As Geno waited, the third round came and went, as did the fourth, fifth and sixth.

His agent had heard from several teams, including the Ravens, with all expressing interest but none putting them on their board.

“I was getting texts from teams that were saying if you go undrafted, we would love to have you,” Geno said. “But I wanted to be drafted.”

With those in his home on the edge of their seats, Geno sat in his bedroom and missed the sixth round. Getting little peace there, he went out and sat in his car and asked everyone to give him some space.

“My heart was breaking watching his face looking at his phone,” Debbie said. “He looked devastated with every pick.”
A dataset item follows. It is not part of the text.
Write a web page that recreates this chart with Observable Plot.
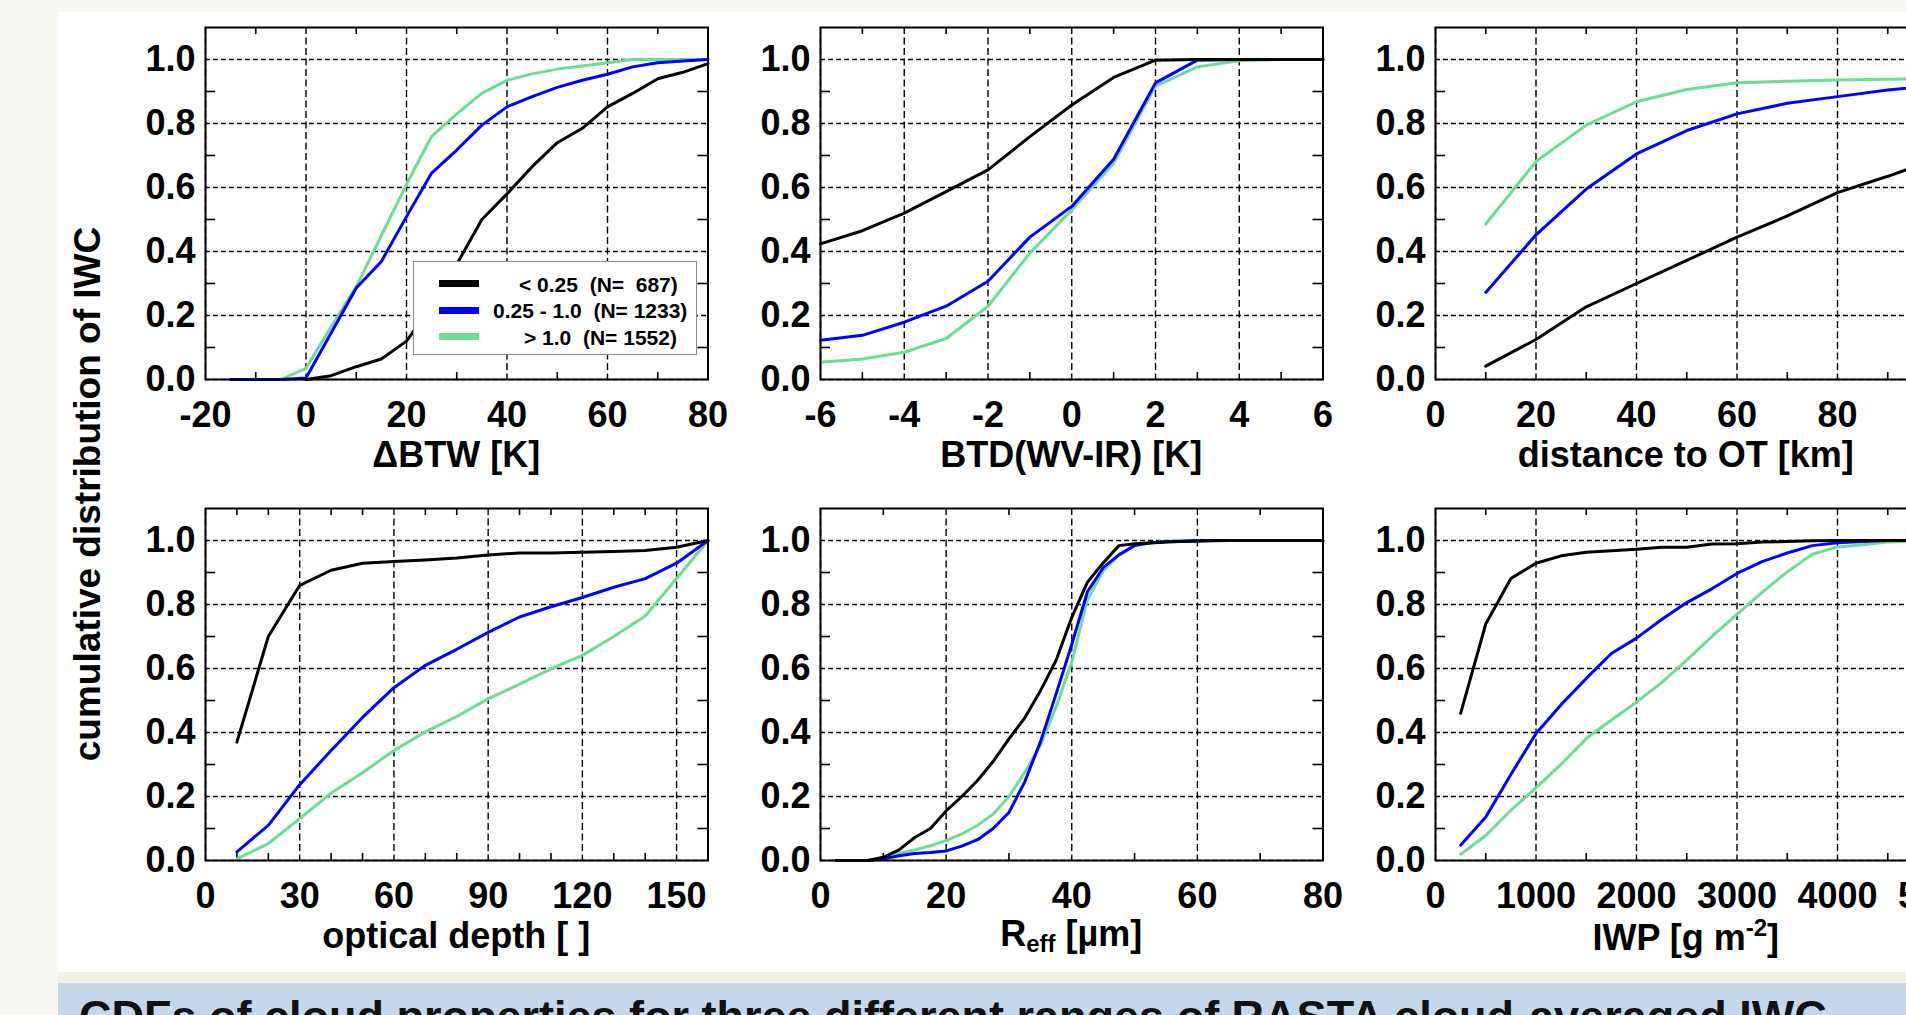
<!DOCTYPE html>
<html>
<head>
<meta charset="utf-8">
<script src="https://cdn.jsdelivr.net/npm/d3@7"></script>
<script src="https://cdn.jsdelivr.net/npm/@observablehq/plot@0.6"></script>
<style>
  html, body { margin: 0; padding: 0; }
  body { width: 1906px; height: 1015px; overflow: hidden; background: #f6f8f1;
         font-family: "Liberation Sans", Arial, Helvetica, sans-serif; }
  #page { position: absolute; left: 0; top: 0; width: 1906px; height: 1015px; overflow: hidden; }
  #sheet { position: absolute; left: 58px; top: 12px; width: 1848px; height: 960px; background: #ffffff; }
  #band { position: absolute; left: 58px; top: 972px; width: 1848px; height: 11px; background: #eff3e6; }
  #caption { position: absolute; left: 58px; top: 983px; width: 1848px; height: 32px; background: #c5d7ea; overflow: hidden; }
  #caption div { position: absolute; left: 21px; top: 8px; font-size: 45px; font-weight: bold; color: #111; white-space: nowrap; }
  .panel { position: absolute; }
  .xtitle { position: absolute; font-size: 36px; font-weight: bold; white-space: nowrap; transform: translate(-50%, -50%); color: #000; line-height: 1; }
  .xtitle sub { font-size: 24px; vertical-align: -6px; }
  .xtitle sup { font-size: 24px; vertical-align: 14px; }
  #ytitle { position: absolute; left: 87px; top: 494px; font-size: 37px; font-weight: bold; white-space: nowrap;
            transform: translate(-50%, -50%) rotate(-90deg); line-height: 1; }
  #legend { position: absolute; left: 413px; top: 261px; width: 282px; height: 92px; border: 1.5px solid #8c8c8c; background: #fff; }
  .lg-sw { position: absolute; width: 40px; height: 7px; }
  .lg-tx { position: absolute; font-size: 21px; font-weight: bold; white-space: pre; transform: translateY(-50%); line-height: 1; }
</style>
</head>
<body>
<div id="page">
  <div id="sheet"></div>
  <div id="band"></div>
  <div id="caption"><div>CDFs of cloud properties for three different ranges of RASTA cloud-averaged IWC</div></div>
  <div id="ytitle">cumulative distribution of IWC</div>
</div>
<script>
// ---------------- data ----------------
const seriesNames = ["< 0.25", "0.25 - 1.0", "> 1.0"];
const seriesN = [687, 1233, 1552];
const seriesColors = ["#000000", "#0000ff", "#6cdc96"];
const drawOrder = [2, 1, 0]; // green, blue, black on top

const yMajor = [0, 0.2, 0.4, 0.6, 0.8, 1.0];
const yMinor = [0.1, 0.3, 0.5, 0.7, 0.9];
const yDomain = [0, 1.1];

// Panel 1: ΔBTW [K]
const btwX    = [-15, -10, -5, 0, 5, 10, 15, 20, 25, 30, 35, 40, 45, 50, 55, 60, 65, 70, 75, 80];
const btwLow  = [null, null, null, 0, 0.012, 0.04, 0.064, 0.12, 0.23, 0.36, 0.5, 0.58, 0.665, 0.74, 0.785, 0.852, 0.894, 0.94, 0.96, 0.987];
const btwMid  = [0, 0, 0, 0.005, 0.145, 0.286, 0.369, 0.509, 0.645, 0.717, 0.795, 0.852, 0.884, 0.913, 0.935, 0.954, 0.977, 0.99, 0.995, 1.0];
const btwHigh = [0, 0, 0, 0.035, 0.165, 0.29, 0.45, 0.61, 0.76, 0.83, 0.895, 0.935, 0.955, 0.97, 0.98, 0.99, 1.0, 1.0, 1.0, 1.0];

// Panel 2: BTD(WV-IR) [K]
const btdX    = [-6, -5, -4, -3, -2, -1, 0, 1, 2, 3, 4, 5, 6];
const btdLow  = [0.424, 0.465, 0.52, 0.587, 0.655, 0.759, 0.858, 0.944, 0.998, 1, 1, 1, 1];
const btdMid  = [0.123, 0.138, 0.179, 0.229, 0.307, 0.445, 0.541, 0.688, 0.927, 0.998, 1, 1, 1];
const btdHigh = [0.054, 0.064, 0.085, 0.128, 0.229, 0.395, 0.53, 0.676, 0.917, 0.977, 0.996, 1, 1];

// Panel 3: distance to OT [km]
const distX    = [10, 20, 30, 40, 50, 60, 70, 80, 90, 100];
const distLow  = [0.042, 0.125, 0.227, 0.3, 0.372, 0.445, 0.511, 0.584, 0.635, 0.69];
const distMid  = [0.272, 0.452, 0.595, 0.705, 0.778, 0.83, 0.863, 0.884, 0.905, 0.92];
const distHigh = [0.486, 0.681, 0.795, 0.868, 0.906, 0.927, 0.932, 0.936, 0.938, 0.94];

// Panel 4: optical depth [ ]
const tauX    = [10, 20, 30, 40, 50, 60, 70, 80, 90, 100, 110, 120, 130, 140, 150, 160];
const tauLow  = [0.37, 0.70, 0.86, 0.907, 0.929, 0.934, 0.939, 0.945, 0.955, 0.961, 0.961, 0.963, 0.966, 0.969, 0.979, 1.0];
const tauMid  = [0.027, 0.11, 0.237, 0.344, 0.447, 0.54, 0.61, 0.66, 0.713, 0.761, 0.793, 0.822, 0.854, 0.881, 0.929, 1.0];
const tauHigh = [0.005, 0.053, 0.131, 0.211, 0.274, 0.344, 0.402, 0.45, 0.505, 0.551, 0.599, 0.641, 0.70, 0.764, 0.881, 1.0];

// Panel 5: R_eff [µm]
const reffX    = [2.5, 5, 7.5, 10, 12.5, 15, 17.5, 20, 22.5, 25, 27.5, 30, 32.5, 35, 37.5, 40, 42.5, 45, 47.5, 50, 52.5, 55, 57.5, 60, 62.5, 65, 67.5, 70, 72.5, 75, 77.5, 80];
const reffLow  = [0, 0, 0, 0.01, 0.033, 0.072, 0.10, 0.155, 0.2, 0.25, 0.31, 0.38, 0.445, 0.53, 0.625, 0.76, 0.87, 0.93, 0.984, 0.99, 0.992, 0.995, 0.997, 0.998, 0.999, 1, 1, 1, 1, 1, 1, 1];
const reffMid  = [0, 0, 0, 0.005, 0.015, 0.022, 0.025, 0.03, 0.045, 0.065, 0.10, 0.15, 0.245, 0.37, 0.52, 0.675, 0.84, 0.915, 0.955, 0.984, 0.993, 0.996, 0.998, 1, 1, 1, 1, 1, 1, 1, 1, 1];
const reffHigh = [0, 0, 0, 0.005, 0.022, 0.033, 0.046, 0.062, 0.083, 0.11, 0.145, 0.2, 0.275, 0.36, 0.48, 0.62, 0.815, 0.905, 0.955, 0.985, 0.993, 0.997, 0.999, 1, 1, 1, 1, 1, 1, 1, 1, 1];

// Panel 6: IWP [g m^-2]
const iwpX    = [250, 500, 750, 1000, 1250, 1500, 1750, 2000, 2250, 2500, 2750, 3000, 3250, 3500, 3750, 4000, 4250, 4500, 4750, 5000];
const iwpLow  = [0.46, 0.739, 0.881, 0.929, 0.952, 0.963, 0.968, 0.973, 0.979, 0.979, 0.989, 0.99, 0.995, 0.997, 0.999, 1, 1, 1, 1, 1];
const iwpMid  = [0.048, 0.136, 0.269, 0.397, 0.487, 0.569, 0.647, 0.695, 0.753, 0.806, 0.849, 0.897, 0.934, 0.961, 0.984, 0.993, 0.997, 1, 1, 1];
const iwpHigh = [0.019, 0.078, 0.157, 0.227, 0.301, 0.381, 0.439, 0.495, 0.556, 0.626, 0.70, 0.769, 0.838, 0.902, 0.957, 0.98, 0.987, 0.995, 0.998, 1];

const panels = [
  {title: "ΔBTW [K]",            domain: [-20, 80], major: [-20, 0, 20, 40, 60, 80],      minor: 10,  x: btwX,  ys: [btwLow, btwMid, btwHigh]},
  {title: "BTD(WV-IR) [K]",      domain: [-6, 6],   major: [-6, -4, -2, 0, 2, 4, 6],      minor: 1,   x: btdX,  ys: [btdLow, btdMid, btdHigh]},
  {title: "distance to OT [km]", domain: [0, 100],  major: [0, 20, 40, 60, 80, 100],      minor: 10,  x: distX, ys: [distLow, distMid, distHigh]},
  {title: "optical depth [ ]",   domain: [0, 160],  major: [0, 30, 60, 90, 120, 150],     minor: 10,  x: tauX,  ys: [tauLow, tauMid, tauHigh]},
  {title: "R<sub>eff</sub> [µm]", domain: [0, 80],  major: [0, 20, 40, 60, 80],           minor: 10,  x: reffX, ys: [reffLow, reffMid, reffHigh]},
  {title: "IWP [g m<sup>-2</sup>]", domain: [0, 5000], major: [0, 1000, 2000, 3000, 4000, 5000], minor: 500, x: iwpX, ys: [iwpLow, iwpMid, iwpHigh]}
];

// ---------------- layout ----------------
const FW = 502.5, FH = 352, ML = 130, MR = 12, MT = 12, MB = 70;
const colLeft = [205, 820, 1434.5];
const rowTop = [27.3, 507.5];
const page = document.getElementById("page");
const INK = "#000";

panels.forEach((p, k) => {
  const col = k % 3, row = Math.floor(k / 3);
  const [x0, x1] = p.domain;
  const xr = x1 - x0, yr = yDomain[1] - yDomain[0];
  const nMinor = Math.round(xr / p.minor);
  const minorX = d3.range(nMinor + 1).map(i => x0 + i * p.minor).filter(v => !p.major.some(m => Math.abs(m - v) < 1e-9));

  const lineMarks = drawOrder.map(i =>
    Plot.line(p.x.map((xv, j) => ({x: xv, y: p.ys[i][j], s: seriesNames[i]})).filter(d => d.y != null),
      {x: "x", y: "y", stroke: seriesColors[i], strokeWidth: 3, strokeLinejoin: "round"}));

  const chart = Plot.plot({
    width: ML + FW + MR, height: MT + FH + MB,
    marginLeft: ML, marginRight: MR, marginTop: MT, marginBottom: MB,
    x: {domain: p.domain},
    y: {domain: yDomain},
    style: {background: "none", maxWidth: "none", overflow: "visible",
            fontFamily: "'Liberation Sans', Arial, Helvetica, sans-serif", fontSize: "36px", fontWeight: "bold", color: "#000"},
    marks: [
      Plot.ruleY(yMajor, {stroke: INK, strokeWidth: 1.4, strokeDasharray: "5,3"}),
      Plot.ruleX(p.major, {stroke: INK, strokeWidth: 1.4, strokeDasharray: "7,3.5"}),
      Plot.ruleY(yMinor, {x1: x0, x2: x0 + 0.02 * xr, stroke: INK, strokeWidth: 1.6}),
      Plot.ruleY(yMinor, {x1: x1 - 0.02 * xr, x2: x1, stroke: INK, strokeWidth: 1.6}),
      Plot.ruleX(minorX, {y1: yDomain[0], y2: yDomain[0] + 0.02 * yr, stroke: INK, strokeWidth: 1.6}),
      Plot.ruleX(minorX, {y1: yDomain[1] - 0.02 * yr, y2: yDomain[1], stroke: INK, strokeWidth: 1.6}),
      ...lineMarks,
      Plot.frame({stroke: INK, strokeWidth: 2}),
      Plot.axisX({ticks: p.major, tickSize: 0, tickPadding: 22, label: null, tickFormat: d => String(d).replace("−", "-"),
                  fontSize: 36, fontWeight: "bold", fill: INK}),
      Plot.axisY({ticks: yMajor, tickSize: 0, tickPadding: 10, label: null, tickFormat: d3.format(".1f"),
                  fontSize: 36, fontWeight: "bold", fill: INK})
    ]
  });
  chart.classList.add("panel");
  chart.style.left = (colLeft[col] - ML) + "px";
  chart.style.top = (rowTop[row] - MT) + "px";
  page.appendChild(chart);

  const t = document.createElement("div");
  t.className = "xtitle";
  t.innerHTML = p.title;
  t.style.left = (colLeft[col] + FW / 2) + "px";
  t.style.top = (rowTop[row] + FH + 76) + "px";
  page.appendChild(t);
});

// legend (inside the first panel)
const legend = document.createElement("div");
legend.id = "legend";
page.appendChild(legend);
const lgRowsY = [21.5, 48, 74.5];
const lgTextLeft = [105, 79, 110];
seriesNames.forEach((name, i) => {
  const sw = document.createElement("div");
  sw.className = "lg-sw";
  sw.style.left = "25px";
  sw.style.top = (lgRowsY[i] - 3.5) + "px";
  sw.style.background = seriesColors[i];
  legend.appendChild(sw);
  const tx = document.createElement("div");
  tx.className = "lg-tx";
  tx.style.left = lgTextLeft[i] + "px";
  tx.style.top = lgRowsY[i] + "px";
  const nStr = String(seriesN[i]).padStart(5, " ");
  tx.textContent = name + "  (N=" + nStr + ")";
  legend.appendChild(tx);
});
</script>
</body>
</html>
When he saw that the Ravens had one pick left — 219th in the seventh round — and ESPN was listing him as one of the best players still available, Geno made a bold move. He texted the Ravens.

“They texted back and said they might be picking me but were still looking at it. Then my phone rang. Literally a couple of seconds before it flashed on the screen, their GM called and said, ‘Are you ready to be a Raven?’ Then there it was on the screen: 219. Baltimore Ravens, Geno Stone, Safety, Iowa.”

Those in Stone’s home, which the family had tried to limit due to social distancing, erupted. Geno could barely catch his breath.

“It was so emotional,” Erin said. “People were driving by and honking and waving. I wanted to let them all in but I couldn’t. I just broke down.”

Getting support

Meanwhile, respected ESPN analyst Mel Kiper Jr. had no qualms about sharing his opinion on Geno.

“Safety Geno Stone could be a special-teams menace as a rookie. Getting him in the seventh round is stellar,” Kiper said.

Geno has been college football’s best cover safety since 2018, according to Pro Football Focus, which called him “the biggest steal in the draft.” Lead draft analyst Mike Renner said, “I get why some guys high on the PFF draft board fell, but I have NO CLUE how Geno Stone lasted to the 7th. And he goes to the perfect fit in Baltimore.”

NFL Network’s Daniel Jeremiah listed Geno as his favorite seventh-round pick.

Geno signed his professional contract on Wednesday and now begins virtual meetings until he is told to report. He said he has no plans for his signing bonus other than to possibly upgrade his car.